Otra noche hubo un conato de urgencia en el chupadero, carreras en el piso de arriba. Escuché que alguien decía que ya había llegado. Varias personas bajaron hasta el sótano y alguien se sentó frente a mí. Por debajo de la capucha pude ver que una gorra con entorchados teatrales era apoyada sobre un banquito. Un jefe. “¿Por qué su familia donó la biblioteca de su abuelo al Colegio de Abogados?”, exigió. “¿Para que los marxistas estudien cómo sacar a los subversivos de la cárcel?”
Mientras le contestaba, pensé en que la voz había cometido un error, seguramente sin advertirlo: no se defiende a los presos con el derecho administrativo, que era la materia sobre la que versaban los libros de la biblioteca de mi abuelo, sino con el derecho penal y el procesal penal. Es el tipo de observación desquiciada que se hace cuando uno habla desde el otro lado de la vida.
Algunos años después creí reconocer esa voz desértica y abombada hablándole al país; fue en abril de 1982, durante Malvinas.

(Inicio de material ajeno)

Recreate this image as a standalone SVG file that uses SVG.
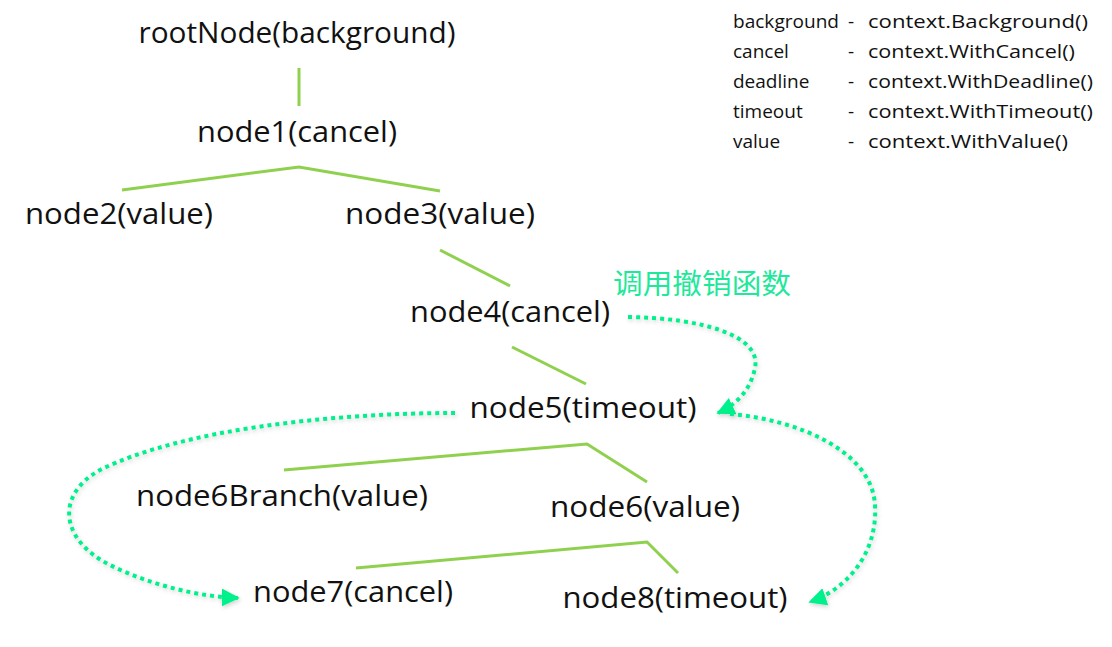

Sigue Borges, en la tarde última. “Y el azar, salvo que no hay azar, salvo que lo que llamamos azar es nuestra ignorancia de la compleja maquinaria de la causalidad, el azar me hizo encontrar tres pequeños volúmenes. Yo he debido traer uno como talismán ahora. Tres pequeños volúmenes en la librería Mitchel que corresponden a tantos recuerdos míos, y esos tres pequeños volúmenes eran los tres tomos de ‘Infierno’, el ‘Purgatorio’ y el ‘Paraíso’ vertidos al inglés (...)”
Volví a casa cerca de las nueve de la noche del sábado 11 de enero de 2003. Andrea, mi mujer, me dijo que me habían llamado de Página/12. El teléfono y el nombre de la persona estaban anotados en un papel amarillo, y la hoja me esperaba sobre el libro Versos y prosa de Stéphane Mallarmé. “Parece que Galtieri está grave”, añadió.
Como si hubiese sospechado que el azar no existe, Galtieri había decidido comenzar a trasladarse esa misma tarde. A partir de un estornudo, el azar me lo había comunicado a su manera.